I recently had the wonderful experience of driving through part of our land with my daughter and two of my granddaughters.  I was showing off a bit I guess.  I wanted them to see and appreciate the work that S. and I had done to create a “wildlife management area.”  We had cleared the land of the scrub brush and invasive trees.  We planted native grasses, pollinating plants, legumes, wildflowers and flowering trees.  All designed to make our land a hospitable place for the local fauna and flora.  For the deer, wild turkey, butterflies, birds of all kinds and even the bobcats and raccoons who populate the area.  I had my wildflower photo portfolio with me and was able to name most, if not all, of the wildflowers in bloom.  My granddaughters were pleasantly curious and asked polite questions.  My daughter, however, was frankly surprised.  Surprised that I had the interest and knowledge to create something so inconsistent of her image of me.  To her I was the business guy in the three-piece suite, always on the way to a meeting or the airport. She asked how and why I had become interested in this nature thing.  I didn’t have a good answer.  But now, as I think about it, I suspect the seeds of a relationship with the land is somewhere deep within all of us.  Some are precluded from realizing it due to the circumstances of their lives.  Others like me, at some point in their life, have an opportunity to make a connection on some level, long hidden, to nature’s world.

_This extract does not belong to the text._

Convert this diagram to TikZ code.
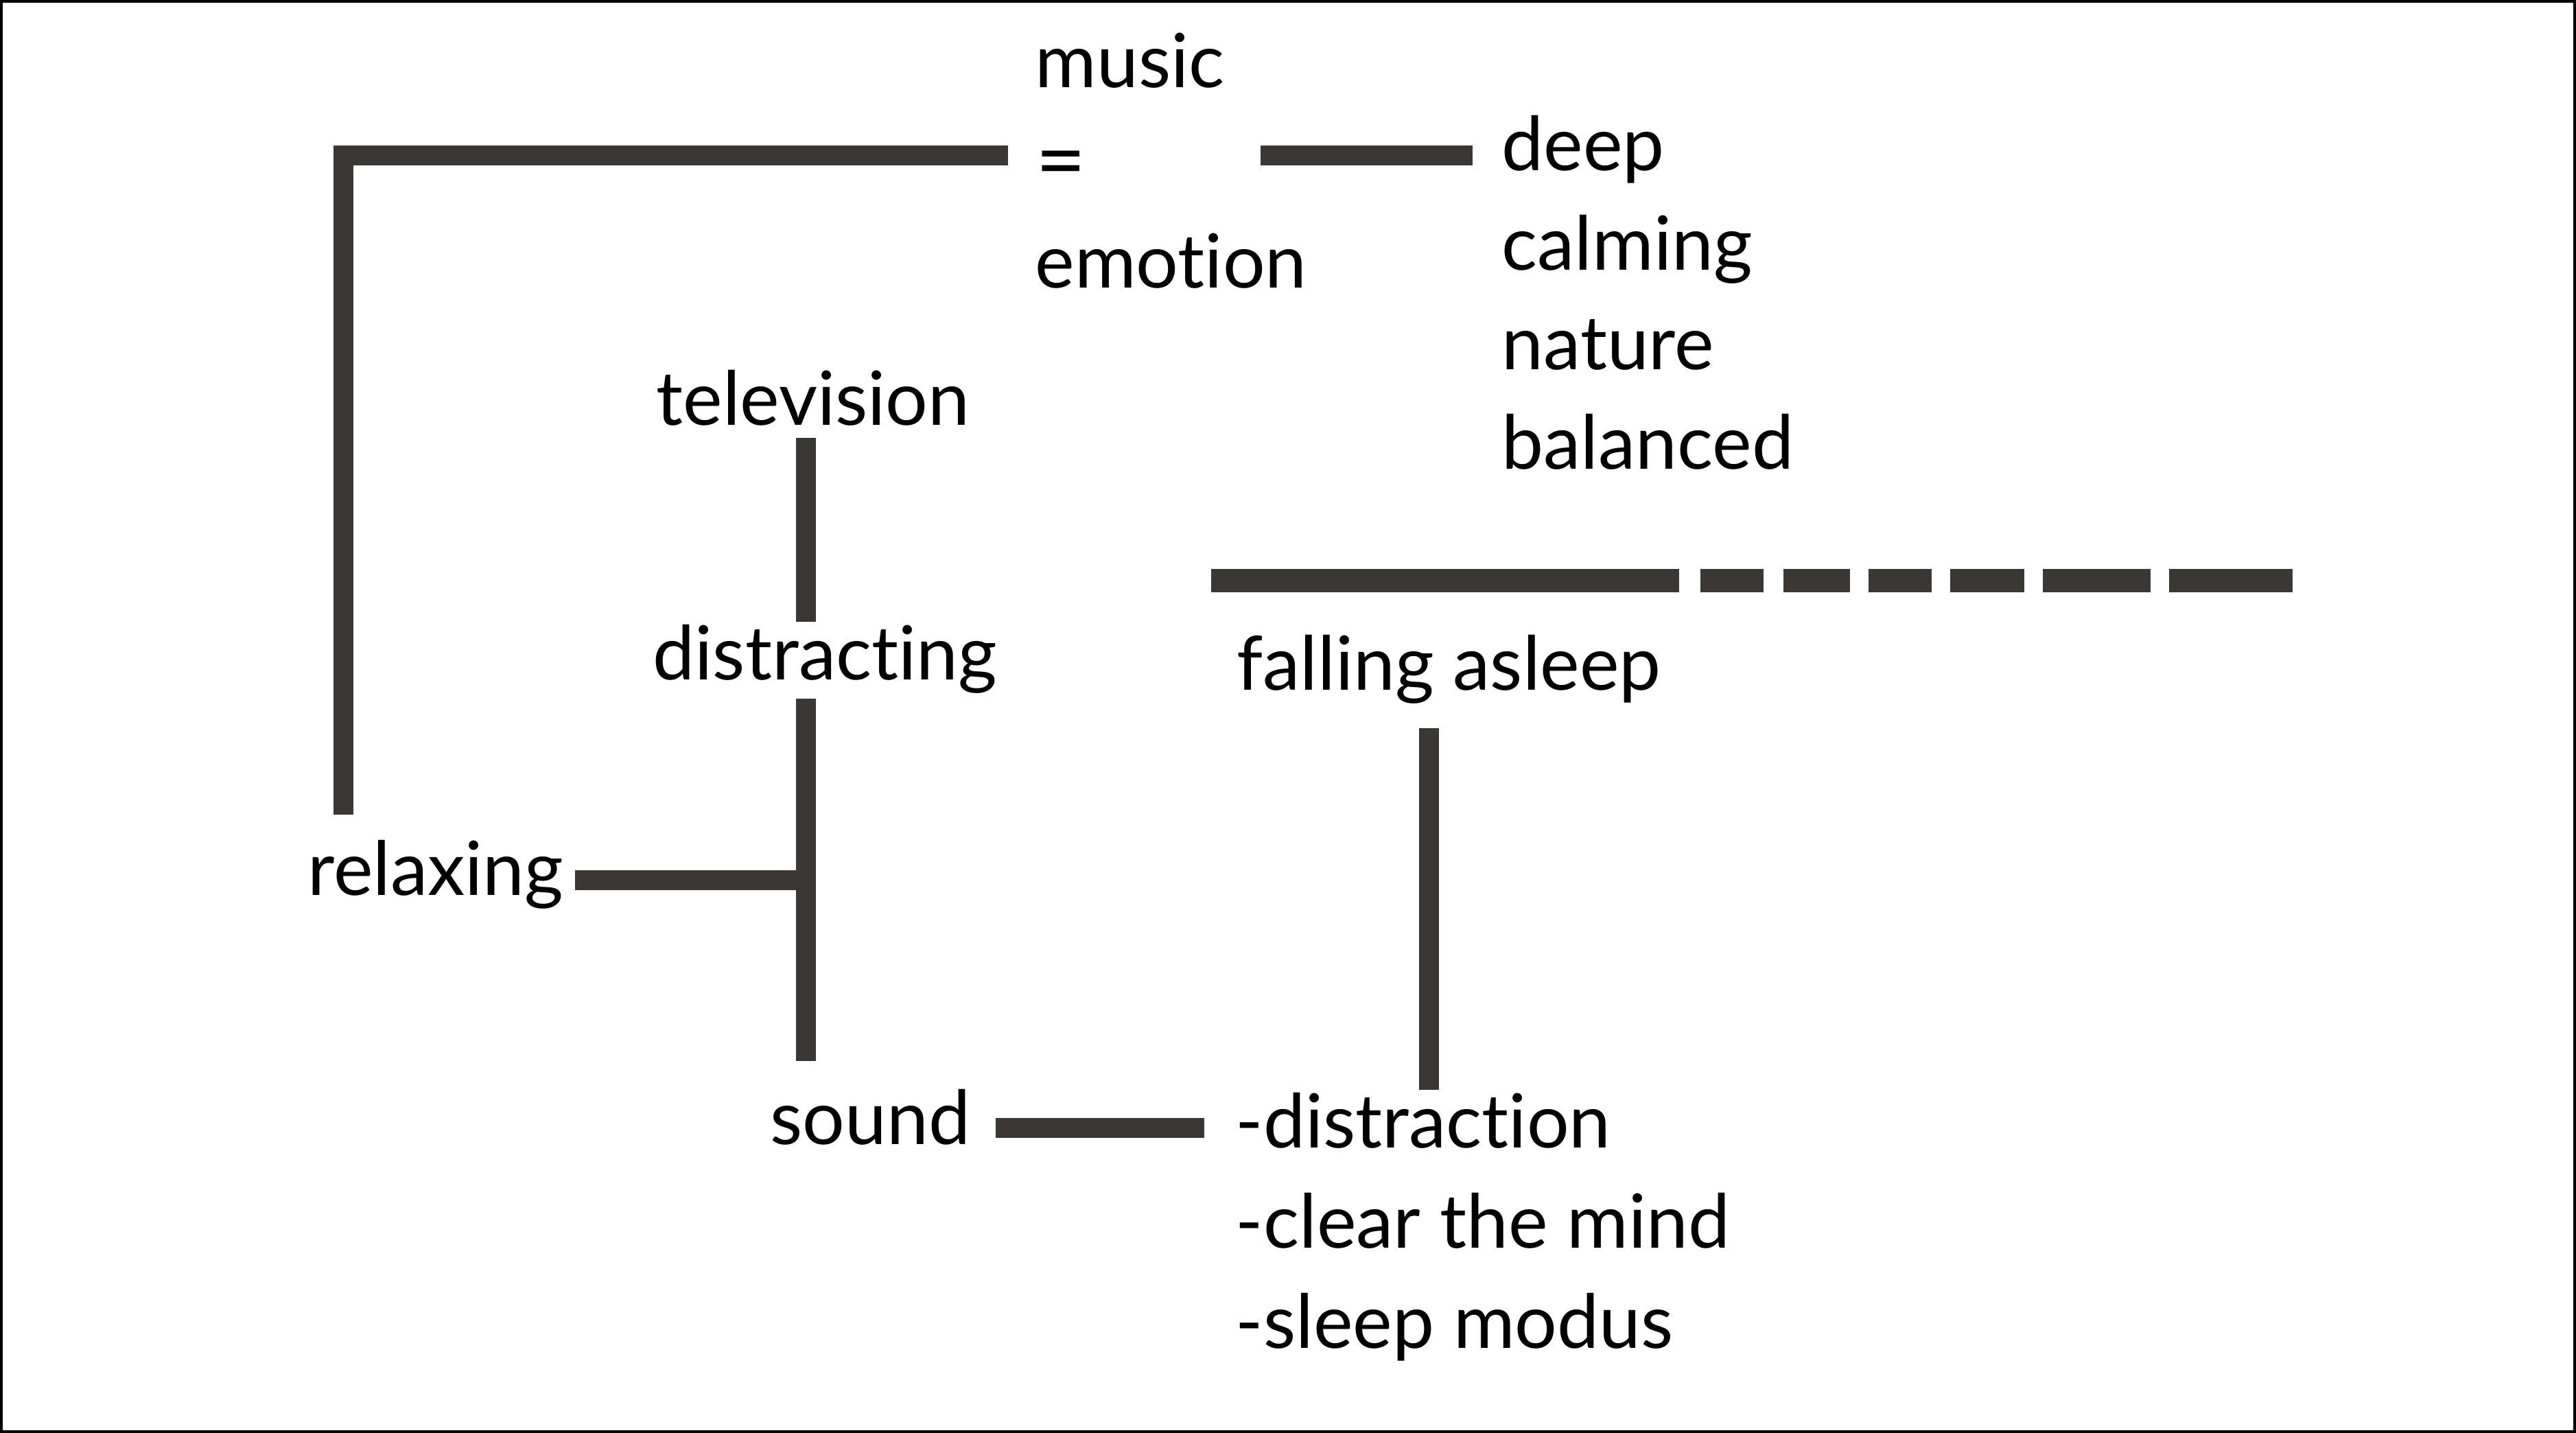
\documentclass[tikz,border=0pt]{standalone}
\usepackage{fontspec}
\setmainfont{Lato}[Ligatures=NoCommon]
\usetikzlibrary{positioning}

\definecolor{bargray}{RGB}{58,56,53}

\tikzset{
    word/.style={anchor=base west, inner sep=0pt, text=black, font=\fontsize{31}{37}\selectfont},
    bar/.style={draw=bargray, line width=2.9mm},
}

\begin{document}
\begin{tikzpicture}[x=0.1mm, y=-0.1mm]

\useasboundingbox (0,0) rectangle (3754,2088);
\draw [line width=0.4mm] (2,2) rectangle (3752,2086);

\node [word] (music) at (1508,127) {music};
\node [word, font=\fontsize{36}{40}\selectfont] (eq) at (1509,277) {=};
\node [word] (emotion) at (1508,419) {emotion};

\foreach \w [count=\i from 0] in {deep,calming,nature,balanced}
    \node [word] (q\i) at (2188,248+145*\i) {\w};

\node [word] (tv) at (956,619) {television};
\node [word] (dist) at (951,990) {distracting};
\node [word] (relax) at (448,1304) {relaxing};
\node [word] (sound) at (1122,1667) {sound};
\node [word] (fall) at (1802,1005) {falling asleep};

\foreach \w [count=\i from 0] in {-distraction,-clear the mind,-sleep modus}
    \node [word] (d\i) at (1800,1672+146*\i) {\w};

% music = emotion
\draw [bar, line join=miter] ([shift={(-39,99)}]music.base west) -| ([shift={(52,-117)}]relax.base west);
\draw [bar] ([shift={(329,99)}]music.base west) -- ([shift={(-42,-22)}]q0.base west);

% television / distracting / sound
\draw [bar] ([shift={(218,19)}]tv.base west) -- ([shift={(223,-84)}]dist.base west);
\draw [bar] ([shift={(223,28)}]dist.base west) -- ([shift={(52,-121)}]sound.base west);
\draw [bar] ([shift={(390,-22)}]relax.base west) -- ([shift={(52,-385)}]sound.base west);
\draw [bar] ([shift={(329,-24)}]sound.base west) -- ([shift={(-45,-29)}]d0.base west);

% falling asleep
\draw [bar] ([shift={(280,56)}]fall.base west) -- ([shift={(282,-84)}]d0.base west);
\draw [bar, line width=3.4mm] ([shift={(-37,-159)}]fall.base west) -- ([shift={(645,-159)}]fall.base west);
\foreach \a/\b in {676/768, 797/894, 921/1013, 1040/1148, 1175/1332, 1359/1539}
    \draw [bar, line width=3.4mm] ([shift={(\a,-159)}]fall.base west) -- ([shift={(\b,-159)}]fall.base west);

\end{tikzpicture}
\end{document}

As I make my way through my eighth decade, I am delighted to continue to discover other dimensions of my connection the land and to nature.  Planting and watching a field of wildflowers grow, or harvesting my own mess of purple-hulled peas, or watching a newborn colt take it’s first uneven steps, or baling a few bales of hay from a pasture you planted.  I believe that’s what my father-in-law was trying to tell me when he said, “Son, I’m never gonna sell this land.”